His tree, expertly trimmed and decorated, is one of the first crop of Christmas trees Cable grew himself.
Look out over his property on Tahkini Hot Springs Road and you see literally thousands of Christmas trees crowding his yard.
There’s Colorado spruce, white spruce, lodgepole pines and alpine fir trees all standing obediently in tight rows.
His tree farm has been 10 years in the making, a hobby that he began working on while he was still the Yukon commissioner.
An avid gardener since the age of eight, Cable has always been interested in growing things, he said.
Next to his home he has a large garden plot where he tends to vegetables and berries in the summer.
A decade ago, he started experimenting by adding pine trees to the mix.
First, he tried plucking seedlings from the side of the highway and replanting them on his land.
That year he didn’t have a well on his property, so he was trucking water in each day and hand-watering all of the trees.
But those trees didn’t survive.
So he began sending away for seeds, just like any vegetable gardener would.
Cable goes to his freezer and pulls out at least five or six varieties of tree seeds stored in large Ziploc bags.
Some look like dark sesame seeds, others, like the alpine fir seeds that are native to the Yukon, look like light brown animal kibble.
He proudly turns the bag of seeds over and explains how difficult the process can be to start pine trees from seed.
“Some of the seeds need to be stratified. You can’t just plant them in the ground otherwise they won’t grow,” he said.
The seeds need moist peat moss, a cool fridge and granite chips to really get going.
Then they bathe in the warm light of Cable’s solarium for a couple months before being planted in the ground.
But they’re not quick growers by any means. By the end of summer, the trees will only sprout 20 centimetres.
And even then, some of the trees will still die off, either from winter kill or from unfortunate run-ins with deer, which, apparently, love them.
Cable now has his tree lot fenced in from the deer. Still, many trees don’t make it.
“I had 300 Scotch pine trees planted. Now there’s only 10 or 15 left,” he said.
“But I haven’t given up on them.”
Scotch pines aren’t native to the Yukon so they are a challenge to grow. But the challenge is worth it, said Cable.
“They’re beautiful, they’re the perfect Christmas tree,” he says with a smile.
Cable has been continuously perfecting his green thumb since he started growing these trees 10 years ago.
“At first, I had to read a lot about it. It took several years to accumulate all this literature,” he said holding onto a bursting, red folder of pamphlets and notes.
“But I had a bit of help from some forestry people along the way.”
He started growing the trees hoping one day they would become a supplement to his income.
Now that he’s retired he has more time to tend to his trees and hopes that he will get to the point where’s selling 200 to 300 trees each year.
Last Saturday was his first major cutting day. Loads of families descended upon his lot to pick out Christmas trees for their homes.
Young children were running between the trees while guys from the Ecumenical Men’s Breakfast Group were busy chopping down pines.
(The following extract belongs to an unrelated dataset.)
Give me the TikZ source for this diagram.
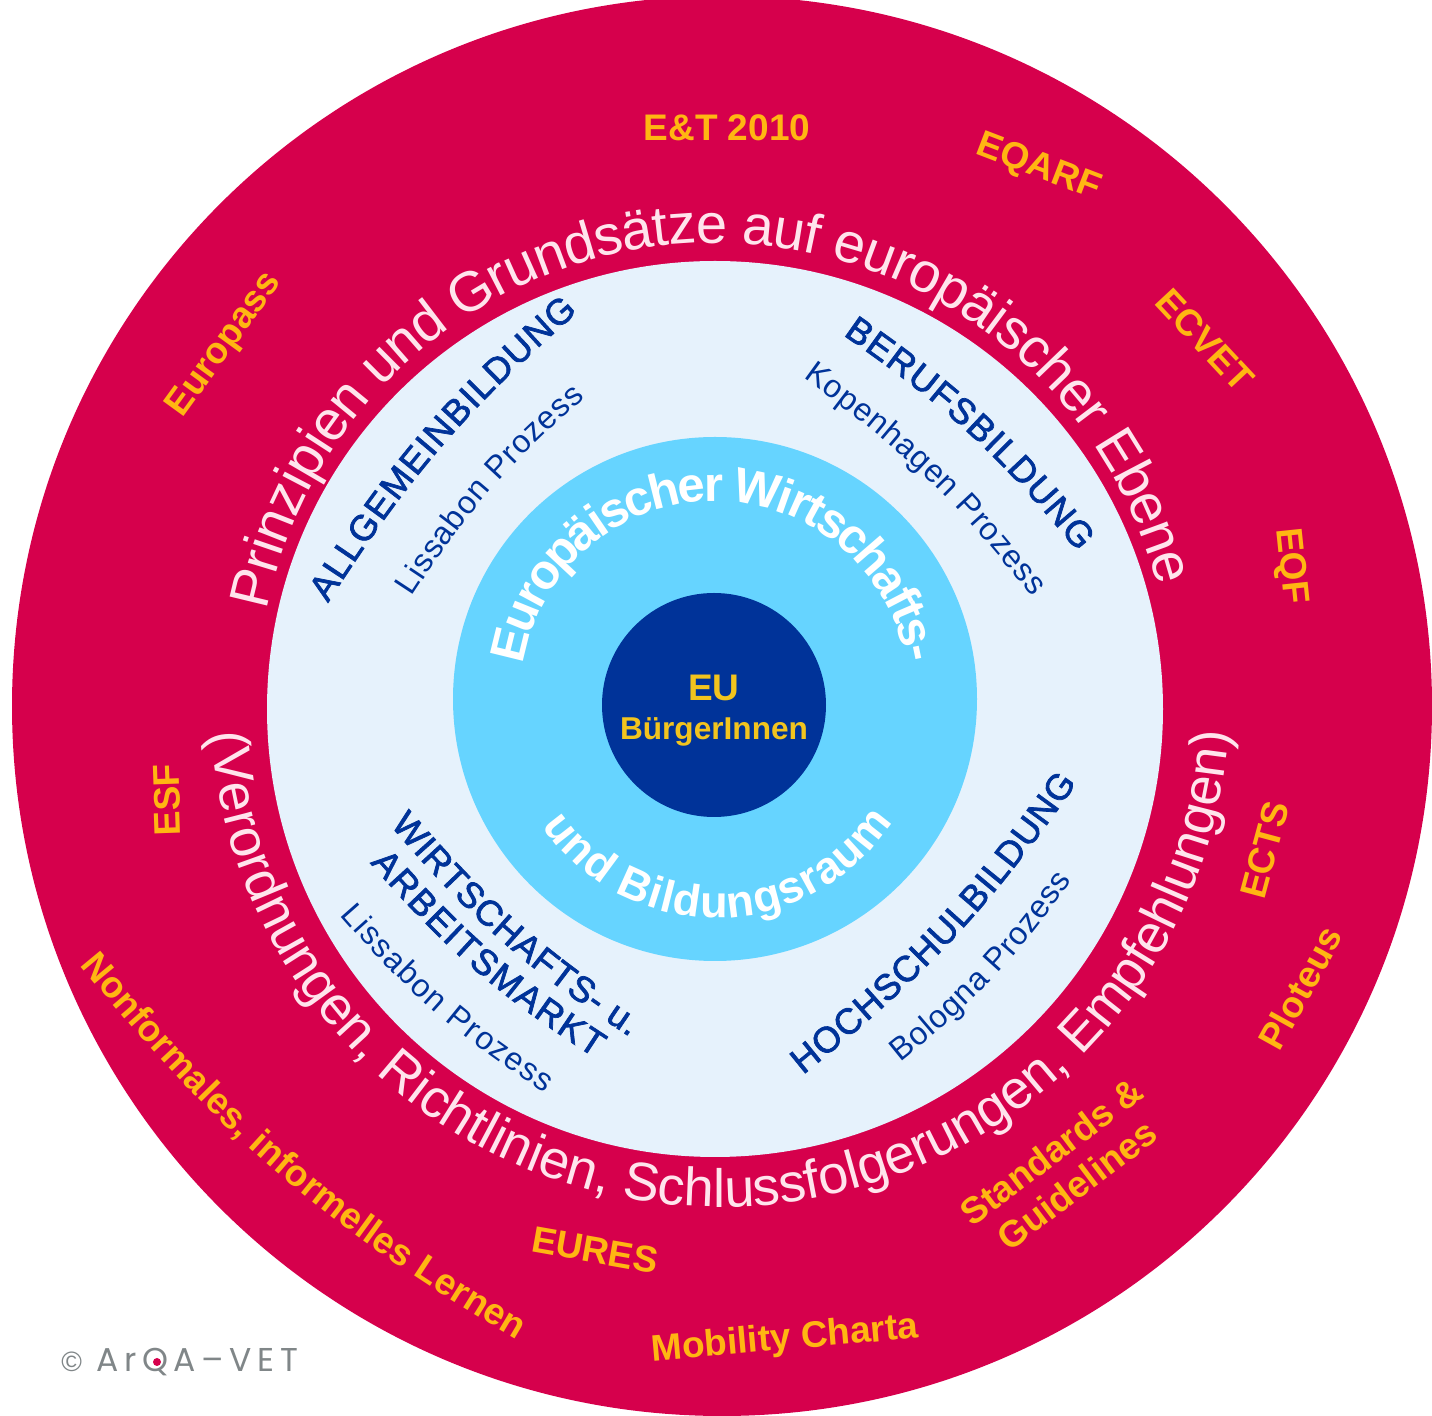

In the end, they cut down 57 trees, the proceeds of which went to support Braeburn Christian Camps.
There are still about 50 trees left to cut in his lot, but he’s already planning for next year’s season.
And with only two other tree farms in the Yukon, he’s bound to grow a healthy market for his trees.
“Our kids have gotten really excited about it,” said Cable’s wife, Faye.
“Usually my son goes out into the forest and drags out a Charlie Brown tree for his family.
So his wife is happy because now they don’t have to.”